I just got a set of rollers and I'm feeling fairly confident on them. Which is perfect because my new work schedule and the shorter days have left me with no time to train outside during the week. 

Edit: I also have a trainer and access to spin classes.

On sundays I do a group ride which is usually between 30-50 miles. I'm not one of the fast guys yet but I think i'm heading in that direction. I usually put in a quick ride on saturdays after work and before family time.

I've worked alot on my climbing this year and come quite a way. I'm strong in the flats but would like to be better in both aspects. I live in rhode island and the terrain here is either flat or steep hills but there are not many long climbs (more than 1 mile). 

What kinda of weekly routine should I plan to drop a few pounds and add power over the winter?

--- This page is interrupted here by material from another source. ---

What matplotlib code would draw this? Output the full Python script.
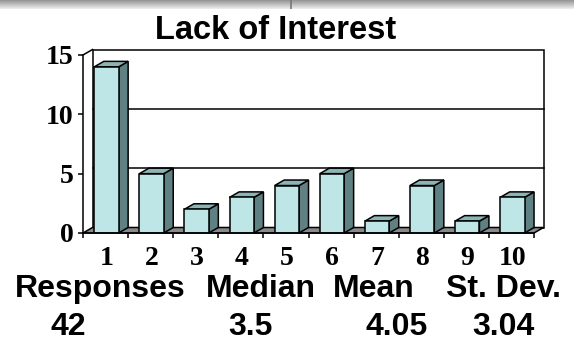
import numpy as np
import matplotlib.pyplot as plt
from matplotlib.patches import Polygon

# data
categories = [str(i) for i in range(1, 11)]
counts = [14, 5, 2, 3, 4, 5, 1, 4, 1, 3]
y_ticks = [0, 5, 10, 15]
stat_names = ["Responses", "Median", "Mean", "St. Dev."]
stat_values = ["42", "3.5", "4.05", "3.04"]

# layout (pixels)
W, H = 574, 346
name_x = [100, 261, 374, 504]
value_x = [68, 250, 397, 503]

front_col = "#bfe6e6"
top_col = "#8cb4b5"
side_col = "#5f8183"
floor_col = "#8a8a8a"
lw = 1.1

fig = plt.figure(figsize=(W / 100, H / 100), dpi=100)

# gray strip at the very top of the slide
strip = fig.add_axes([0, 1 - 9 / H, 1, 9 / H])
grad = np.linspace(0.58, 0.93, 20).reshape(-1, 1)
strip.imshow(grad, cmap="gray", vmin=0, vmax=1, aspect="auto", extent=[0, 1, 0, 1])
strip.axvline(291 / W, color="#777777", lw=1.2)
strip.set_xlim(0, 1)
strip.axis("off")

# main axes: front plane from x=83..534, y=233..55 px
ax = fig.add_axes([83 / W, (H - 233) / H, 451 / W, 178 / H])
ax.set_xlim(0, len(counts))
ax.set_ylim(0, 15)
ax.set_facecolor("none")

# depth offset of the 3D look in data units
DX = 9.5 / 45.1
DY = 5.5 / (178 / 15)

n = len(counts)
# back wall
ax.add_patch(Polygon([(DX, DY), (n + DX, DY), (n + DX, 15 + DY), (DX, 15 + DY)],
                     closed=True, facecolor="white", edgecolor="black", lw=lw,
                     clip_on=False, zorder=1))
for v in y_ticks[1:-1]:
    ax.plot([DX, n + DX], [v + DY, v + DY], color="black", lw=lw, clip_on=False, zorder=1)
# left wall top edge
ax.plot([0, DX], [15, 15 + DY], color="black", lw=lw, clip_on=False, zorder=1)
# floor
ax.add_patch(Polygon([(0, 0), (n, 0), (n + DX, DY), (DX, DY)], closed=True,
                     facecolor=floor_col, edgecolor="black", lw=lw,
                     clip_on=False, zorder=2))

# bars
off, bw = 0.25, 0.54
x_left = np.arange(n) + off
ax.bar(x_left, counts, width=bw, align="edge", color=front_col,
       edgecolor="black", lw=lw, zorder=4)
for x, h in zip(x_left, counts):
    ax.add_patch(Polygon([(x + bw, 0), (x + bw + DX, DY), (x + bw + DX, h + DY), (x + bw, h)],
                         closed=True, facecolor=side_col, edgecolor="black", lw=lw,
                         clip_on=False, zorder=3))
    ax.add_patch(Polygon([(x, h), (x + bw, h), (x + bw + DX, h + DY), (x + DX, h + DY)],
                         closed=True, facecolor=top_col, edgecolor="black", lw=lw,
                         clip_on=False, zorder=3))

# axes / ticks
for s in ["top", "right"]:
    ax.spines[s].set_visible(False)
for s in ["left", "bottom"]:
    ax.spines[s].set_linewidth(lw)
    ax.spines[s].set_zorder(5)

tick_font = dict(family="Liberation Serif", weight="bold", size=20)
ax.set_yticks(y_ticks)
ax.set_yticklabels([str(v) for v in y_ticks], fontdict=tick_font)
ax.tick_params(axis="y", direction="out", length=3.6, width=lw, pad=3.4)

ax.set_xticks(np.arange(n + 1))
ax.set_xticklabels([])
ax.tick_params(axis="x", which="major", direction="out", length=3.6, width=lw)
ax.set_xticks(np.arange(n) + 0.52, minor=True)
ax.set_xticklabels(categories, minor=True, fontdict=tick_font)
ax.tick_params(axis="x", which="minor", length=0, pad=9.5)

# title and summary text
txt = dict(family="Liberation Sans", weight="bold", color="black")
fig.text(276 / W, 1 - 39 / H, "Lack of Interest", ha="center", va="baseline",
         fontsize=23.5, **txt)
for name, xn in zip(stat_names, name_x):
    fig.text(xn / W, 1 - 297 / H, name, ha="center", va="baseline", fontsize=23, **txt)
for val, xv in zip(stat_values, value_x):
    fig.text(xv / W, 1 - 335 / H, val, ha="center", va="baseline", fontsize=23, **txt)

fig.savefig("out.png", dpi=100)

I should also note that I plan on entering cat 5 races starting next year.

Thanks in advance guys.


----------



## jpdigital (Dec 1, 2006)

Honestly: I don't see how the rollers are going to help you with the short-&-steep climbs. (and this is coming from someone who uses rollers _exclusively_, no spin class or trainer or stationary bike). It's primarily for technique, so it'll help you on the flats, and perhaps even on a longer steady climb (but there's no stead climbs where you live). If you like the rollers and want to give up the trainer, you may have to compliment your roller sessions w/ some weight lifting to develop the power for those "sprinters' climbs".


----------



## tommyrhodes (Aug 19, 2009)

To be honest the only reason I mentioned the rollers is because I just started on them two days ago and they are still a novelty to me lol. I'd like to have a training program that utilizes rollers, trainer and spin classes. This will be the first off-season that I'm going to do cycling specific training so I'm not comfortable enough with the theories to go diving in without getting tips from the forum.

I plan on doing weight lifting anyway, but I'm comfortable making my own programs in the weight room.


----------



## orlick (Mar 25, 2008)

I train almost exclusively on rollers in the morning and specialized in races with a lot of climbing.

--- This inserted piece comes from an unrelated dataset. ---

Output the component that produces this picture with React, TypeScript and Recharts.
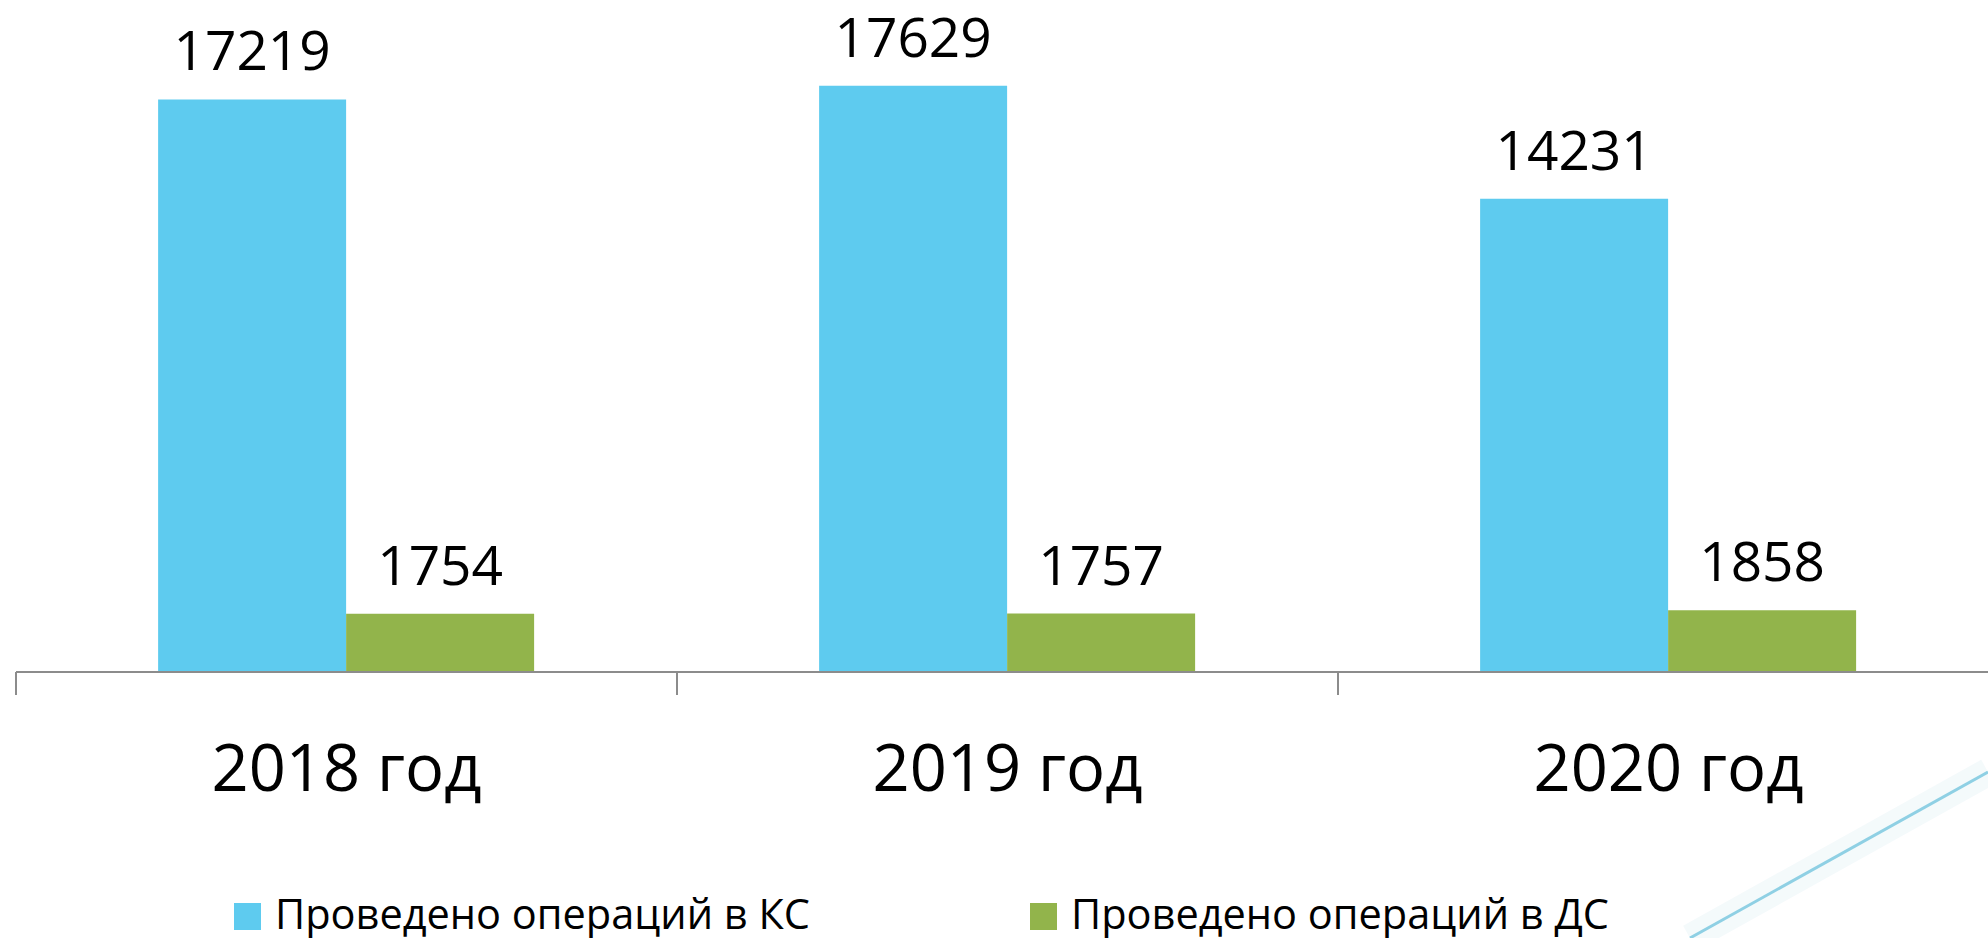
import { BarChart, Bar, XAxis, YAxis, LabelList, Legend } from "recharts";

const years = ["2018 год", "2019 год", "2020 год"];
const ksValues = [17219, 17629, 14231];
const dsValues = [1754, 1757, 1858];
const seriesNames = ["Проведено операций в КС", "Проведено операций в ДС"];
const colors = ["#5ECBEF", "#92B44B"];
const edgeTicks = [0, 1, 2, 3];

// slot = centre of each category on a 0..3 numeric axis used for the boundary ticks
const data = years.map((year, i) => ({
  year,
  slot: i + 0.5,
  ks: ksValues[i],
  ds: dsValues[i],
}));

const FONT = "'Open Sans', 'Noto Sans', sans-serif";
const AXIS_GREY = "#8C8C8C";

function YearTick(props: any) {
  const { x, y, payload } = props;
  return (
    <text x={x} y={y + 118} textAnchor="middle" fontFamily={FONT} fontSize={65} fill="#000">
      {payload.value}
    </text>
  );
}

function EmptyTick() {
  return <g />;
}

function ValueLabel(props: any) {
  const { x, y, width, value } = props;
  return (
    <text x={x + width / 2} y={y - 29} textAnchor="middle" fontFamily={FONT} fontSize={55} fill="#000">
      {value}
    </text>
  );
}

function LegendBox() {
  return (
    <div style={{ display: "flex", fontFamily: FONT, fontSize: 41.5, color: "#000", lineHeight: "50px" }}>
      {seriesNames.map((name, i) => (
        <div key={name} style={{ display: "flex", alignItems: "center", width: i === 0 ? 796 : "auto" }}>
          <span style={{ width: 27, height: 27, background: colors[i], marginRight: 14, display: "inline-block", marginTop: 6 }} />
          <span>{name}</span>
        </div>
      ))}
    </div>
  );
}

export default function App() {
  return (
    <div style={{ position: "fixed", left: 0, top: 0, width: 1988, height: 938, overflow: "hidden", background: "#fff" }}>
      <BarChart
        width={2000}
        height={938}
        data={data}
        margin={{ top: 7, left: 16, right: 1, bottom: 65 }}
        barCategoryGap="21.5%"
        barGap={0}
      >
        <XAxis
          xAxisId="b_cat"
          dataKey="year"
          axisLine={false}
          tickLine={false}
          tickSize={0}
          tickMargin={0}
          interval={0}
          height={200}
          tick={<YearTick />}
        />
        <XAxis
          xAxisId="a_edge"
          dataKey="slot"
          type="number"
          domain={[0, 3]}
          ticks={edgeTicks}
          interval={0}
          tick={<EmptyTick />}
          axisLine={{ stroke: AXIS_GREY, strokeWidth: 2 }}
          tickLine={{ stroke: AXIS_GREY, strokeWidth: 2 }}
          tickSize={23}
          height={1}
        />
        <YAxis hide domain={[0, 20000]} />
        <Legend
          layout="horizontal"
          verticalAlign="middle"
          align="center"
          wrapperStyle={{ left: 234, top: 888, width: 1700 }}
          content={() => <LegendBox />}
        />
        <Bar dataKey="ks" name={seriesNames[0]} xAxisId="b_cat" fill={colors[0]} isAnimationActive={false}>
          <LabelList dataKey="ks" content={<ValueLabel />} />
        </Bar>
        <Bar dataKey="ds" name={seriesNames[1]} xAxisId="b_cat" fill={colors[1]} isAnimationActive={false}>
          <LabelList dataKey="ds" content={<ValueLabel />} />
        </Bar>
      </BarChart>
      <svg width={1988} height={938} style={{ position: "absolute", left: 0, top: 0, pointerEvents: "none" }}>
        <line x1={1690} y1={938} x2={1988} y2={772} stroke="#EEF7FA" strokeWidth={28} opacity={0.6} />
        <line x1={1690} y1={938} x2={1988} y2={772} stroke="#8FD0E4" strokeWidth={3} />
      </svg>
    </div>
  );
}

If you're strong on the flats but have trouble keeping up on the climbs you'll need to lose weight. The same training that will make you fast on the flats will make you fast on climbs. 

You can be a decent Cat 2 racer by just riding on the rollers in the morning.

Here is the basic schedule I was following last winter. M-F was indoors, weekend was outside.

M - off
T - 1.5 hours w/ 2x20 @ threshold
W - 1 hour recovery (really slow)
R - 1.5 hours w/ 5x5 @ VO2
F - 1.5 hours w/ 5 minutes @ threshold, 1 minute hard, 3 short sprints
S - 3 hours team hammer fest
Sun - 3 hours endurance w/ 2x20 @ threshold


----------